>> START ITEMS
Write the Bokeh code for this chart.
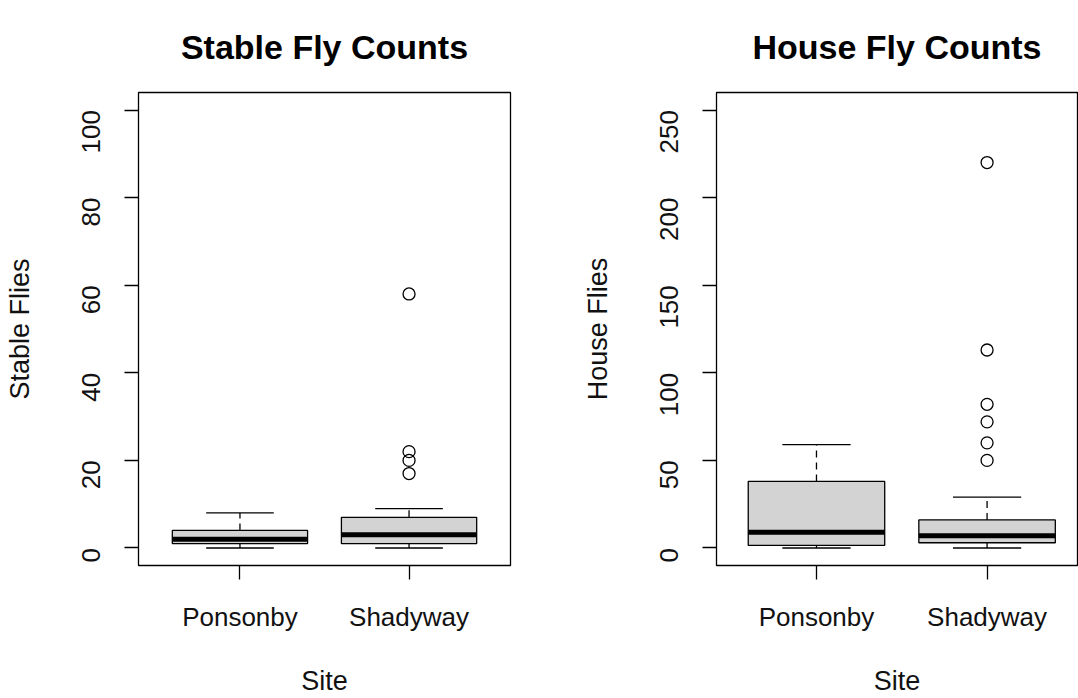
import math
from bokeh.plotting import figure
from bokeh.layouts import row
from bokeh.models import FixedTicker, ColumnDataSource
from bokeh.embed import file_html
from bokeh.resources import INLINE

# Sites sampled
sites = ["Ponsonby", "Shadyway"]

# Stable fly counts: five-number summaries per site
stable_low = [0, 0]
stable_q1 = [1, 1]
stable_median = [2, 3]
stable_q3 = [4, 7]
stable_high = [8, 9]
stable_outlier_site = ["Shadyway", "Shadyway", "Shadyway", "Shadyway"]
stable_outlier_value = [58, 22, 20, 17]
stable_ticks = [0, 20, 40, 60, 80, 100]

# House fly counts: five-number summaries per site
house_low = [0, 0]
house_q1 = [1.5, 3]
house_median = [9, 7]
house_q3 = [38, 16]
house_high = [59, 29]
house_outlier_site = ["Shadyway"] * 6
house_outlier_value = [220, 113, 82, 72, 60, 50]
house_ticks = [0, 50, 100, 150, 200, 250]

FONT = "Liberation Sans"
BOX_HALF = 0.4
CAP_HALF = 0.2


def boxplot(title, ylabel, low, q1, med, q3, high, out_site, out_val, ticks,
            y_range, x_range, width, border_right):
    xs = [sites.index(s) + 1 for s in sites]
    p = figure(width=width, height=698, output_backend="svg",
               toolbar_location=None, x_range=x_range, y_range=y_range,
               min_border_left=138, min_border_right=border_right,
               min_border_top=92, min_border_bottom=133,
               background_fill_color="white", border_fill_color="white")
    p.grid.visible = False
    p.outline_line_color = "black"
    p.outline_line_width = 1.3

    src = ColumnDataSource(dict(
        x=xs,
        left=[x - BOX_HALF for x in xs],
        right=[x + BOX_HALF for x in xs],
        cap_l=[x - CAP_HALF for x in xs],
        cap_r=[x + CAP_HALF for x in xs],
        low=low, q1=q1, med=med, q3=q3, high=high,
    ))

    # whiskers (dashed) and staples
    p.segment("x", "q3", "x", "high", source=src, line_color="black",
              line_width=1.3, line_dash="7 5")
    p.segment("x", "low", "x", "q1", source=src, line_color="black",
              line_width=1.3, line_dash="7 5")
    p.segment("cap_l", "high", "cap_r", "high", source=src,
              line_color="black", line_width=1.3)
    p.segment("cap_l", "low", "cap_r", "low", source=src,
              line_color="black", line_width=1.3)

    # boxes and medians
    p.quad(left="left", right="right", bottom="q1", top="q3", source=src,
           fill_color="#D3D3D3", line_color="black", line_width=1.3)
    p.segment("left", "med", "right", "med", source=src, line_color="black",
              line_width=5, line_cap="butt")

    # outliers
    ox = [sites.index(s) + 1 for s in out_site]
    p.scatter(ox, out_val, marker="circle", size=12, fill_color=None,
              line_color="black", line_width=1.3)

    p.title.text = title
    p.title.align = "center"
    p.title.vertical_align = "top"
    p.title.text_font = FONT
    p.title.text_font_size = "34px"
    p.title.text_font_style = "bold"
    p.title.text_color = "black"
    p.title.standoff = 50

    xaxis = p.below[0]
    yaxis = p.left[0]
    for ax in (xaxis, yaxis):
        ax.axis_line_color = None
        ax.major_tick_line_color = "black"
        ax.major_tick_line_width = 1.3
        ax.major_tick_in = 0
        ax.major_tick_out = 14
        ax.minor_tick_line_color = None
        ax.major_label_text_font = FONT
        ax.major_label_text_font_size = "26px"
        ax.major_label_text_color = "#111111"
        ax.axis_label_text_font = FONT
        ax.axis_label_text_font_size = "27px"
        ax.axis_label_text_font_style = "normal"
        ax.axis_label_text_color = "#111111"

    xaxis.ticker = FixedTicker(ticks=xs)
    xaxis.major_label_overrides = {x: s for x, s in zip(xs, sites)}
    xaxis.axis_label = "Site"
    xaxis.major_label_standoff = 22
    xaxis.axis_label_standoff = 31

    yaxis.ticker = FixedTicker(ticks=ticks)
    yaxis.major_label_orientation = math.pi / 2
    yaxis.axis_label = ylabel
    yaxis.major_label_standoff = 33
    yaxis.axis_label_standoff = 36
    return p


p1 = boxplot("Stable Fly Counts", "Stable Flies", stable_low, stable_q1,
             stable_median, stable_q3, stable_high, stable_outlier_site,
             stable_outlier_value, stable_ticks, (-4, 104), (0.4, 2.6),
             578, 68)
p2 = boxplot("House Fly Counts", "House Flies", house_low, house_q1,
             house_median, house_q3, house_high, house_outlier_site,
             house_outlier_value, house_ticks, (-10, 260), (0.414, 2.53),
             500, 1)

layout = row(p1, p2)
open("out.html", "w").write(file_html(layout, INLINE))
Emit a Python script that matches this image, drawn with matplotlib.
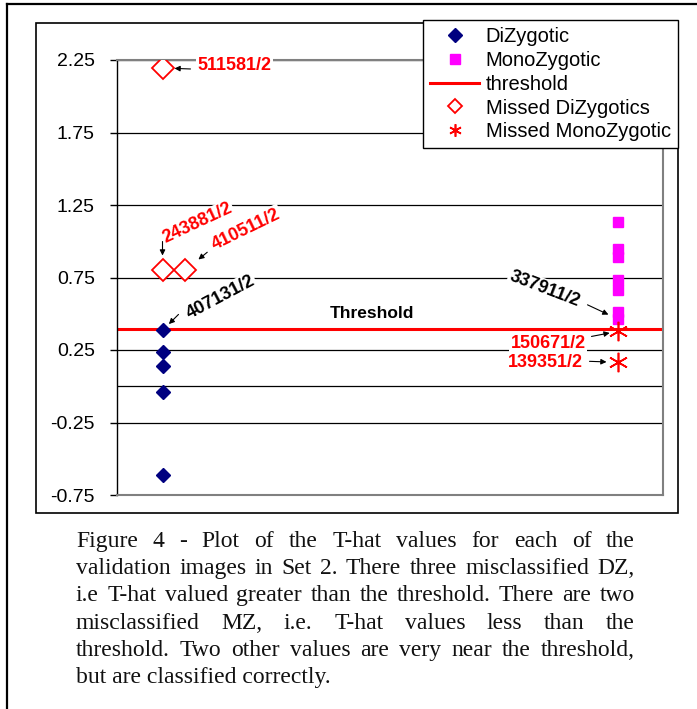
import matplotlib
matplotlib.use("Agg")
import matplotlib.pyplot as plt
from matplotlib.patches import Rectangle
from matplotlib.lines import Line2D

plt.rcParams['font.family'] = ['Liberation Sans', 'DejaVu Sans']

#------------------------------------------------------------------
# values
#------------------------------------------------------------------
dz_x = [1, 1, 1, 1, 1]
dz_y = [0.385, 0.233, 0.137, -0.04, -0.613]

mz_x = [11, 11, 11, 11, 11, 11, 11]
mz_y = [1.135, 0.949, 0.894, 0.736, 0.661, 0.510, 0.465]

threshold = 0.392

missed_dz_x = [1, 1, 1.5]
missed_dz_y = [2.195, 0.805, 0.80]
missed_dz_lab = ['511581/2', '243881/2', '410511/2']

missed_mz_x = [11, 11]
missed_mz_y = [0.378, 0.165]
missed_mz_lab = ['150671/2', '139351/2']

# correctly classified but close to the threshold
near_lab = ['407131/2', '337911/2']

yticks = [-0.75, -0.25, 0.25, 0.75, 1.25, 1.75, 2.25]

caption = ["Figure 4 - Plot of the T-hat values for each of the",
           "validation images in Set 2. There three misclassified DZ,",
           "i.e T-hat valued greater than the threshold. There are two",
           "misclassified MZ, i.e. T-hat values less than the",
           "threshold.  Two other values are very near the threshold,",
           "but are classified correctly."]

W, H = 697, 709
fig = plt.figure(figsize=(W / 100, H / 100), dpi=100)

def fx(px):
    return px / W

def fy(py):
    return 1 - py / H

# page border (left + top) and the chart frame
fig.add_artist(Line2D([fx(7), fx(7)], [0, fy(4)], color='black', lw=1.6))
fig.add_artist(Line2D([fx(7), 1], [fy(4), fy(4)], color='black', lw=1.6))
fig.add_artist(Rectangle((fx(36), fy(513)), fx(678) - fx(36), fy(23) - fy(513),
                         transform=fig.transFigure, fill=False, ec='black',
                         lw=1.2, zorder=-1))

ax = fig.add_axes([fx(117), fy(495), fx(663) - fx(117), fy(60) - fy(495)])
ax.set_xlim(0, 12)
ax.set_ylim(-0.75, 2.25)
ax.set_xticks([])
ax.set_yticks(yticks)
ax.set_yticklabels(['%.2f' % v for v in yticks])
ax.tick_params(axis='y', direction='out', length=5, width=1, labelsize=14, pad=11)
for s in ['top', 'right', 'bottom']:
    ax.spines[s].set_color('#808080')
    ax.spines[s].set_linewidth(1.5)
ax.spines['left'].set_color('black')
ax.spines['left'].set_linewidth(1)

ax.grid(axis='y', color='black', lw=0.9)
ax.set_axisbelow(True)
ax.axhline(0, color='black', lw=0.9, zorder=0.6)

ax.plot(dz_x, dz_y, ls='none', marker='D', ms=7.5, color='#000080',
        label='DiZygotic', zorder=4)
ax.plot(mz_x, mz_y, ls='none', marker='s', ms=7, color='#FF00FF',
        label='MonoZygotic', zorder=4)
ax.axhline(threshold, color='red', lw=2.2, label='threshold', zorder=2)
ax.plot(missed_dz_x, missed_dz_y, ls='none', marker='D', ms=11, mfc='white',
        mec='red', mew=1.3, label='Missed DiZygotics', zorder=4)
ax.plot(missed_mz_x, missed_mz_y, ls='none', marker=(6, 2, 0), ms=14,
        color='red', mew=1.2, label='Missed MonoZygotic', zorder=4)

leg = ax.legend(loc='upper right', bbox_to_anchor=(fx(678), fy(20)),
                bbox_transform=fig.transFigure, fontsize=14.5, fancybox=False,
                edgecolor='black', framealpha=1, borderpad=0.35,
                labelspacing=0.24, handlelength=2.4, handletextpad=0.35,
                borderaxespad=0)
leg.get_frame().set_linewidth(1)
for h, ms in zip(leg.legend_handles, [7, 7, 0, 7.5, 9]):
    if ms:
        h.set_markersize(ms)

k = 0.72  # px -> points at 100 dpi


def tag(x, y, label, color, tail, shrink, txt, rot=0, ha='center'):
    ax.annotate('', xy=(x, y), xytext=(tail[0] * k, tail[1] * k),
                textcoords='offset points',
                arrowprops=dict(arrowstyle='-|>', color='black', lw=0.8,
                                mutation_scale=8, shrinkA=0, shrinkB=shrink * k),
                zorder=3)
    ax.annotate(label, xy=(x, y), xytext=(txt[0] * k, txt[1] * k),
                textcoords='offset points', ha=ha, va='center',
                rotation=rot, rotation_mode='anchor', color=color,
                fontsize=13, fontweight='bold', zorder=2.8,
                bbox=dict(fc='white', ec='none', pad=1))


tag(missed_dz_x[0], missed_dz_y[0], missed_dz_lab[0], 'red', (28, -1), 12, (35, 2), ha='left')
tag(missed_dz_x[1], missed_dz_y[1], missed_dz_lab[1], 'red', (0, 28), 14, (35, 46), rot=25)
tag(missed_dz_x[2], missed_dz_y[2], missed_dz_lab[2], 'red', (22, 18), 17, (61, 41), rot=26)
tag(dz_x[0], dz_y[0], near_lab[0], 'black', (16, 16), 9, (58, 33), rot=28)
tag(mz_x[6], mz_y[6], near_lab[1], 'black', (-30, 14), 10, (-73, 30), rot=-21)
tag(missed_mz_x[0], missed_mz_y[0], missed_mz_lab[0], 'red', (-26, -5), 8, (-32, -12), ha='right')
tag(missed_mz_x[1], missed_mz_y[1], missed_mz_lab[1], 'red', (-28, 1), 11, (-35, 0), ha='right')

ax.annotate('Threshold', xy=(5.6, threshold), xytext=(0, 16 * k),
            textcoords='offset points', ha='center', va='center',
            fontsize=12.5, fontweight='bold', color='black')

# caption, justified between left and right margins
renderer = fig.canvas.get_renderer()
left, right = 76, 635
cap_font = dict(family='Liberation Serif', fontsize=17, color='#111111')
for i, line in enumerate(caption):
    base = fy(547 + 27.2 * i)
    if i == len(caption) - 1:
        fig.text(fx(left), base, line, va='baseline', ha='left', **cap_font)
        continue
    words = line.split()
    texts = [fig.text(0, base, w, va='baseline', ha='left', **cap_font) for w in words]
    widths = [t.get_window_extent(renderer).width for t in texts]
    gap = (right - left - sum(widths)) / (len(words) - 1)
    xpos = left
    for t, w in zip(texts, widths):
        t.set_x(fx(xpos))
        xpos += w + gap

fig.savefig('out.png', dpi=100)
>> END ITEMS
§ **GOAL OF THE EXERCISE**
In the listing above, locate each line with "chart" and copy it.

§ **RESULT**
Write the Bokeh code for this chart.
# page border (left + top) and the chart frame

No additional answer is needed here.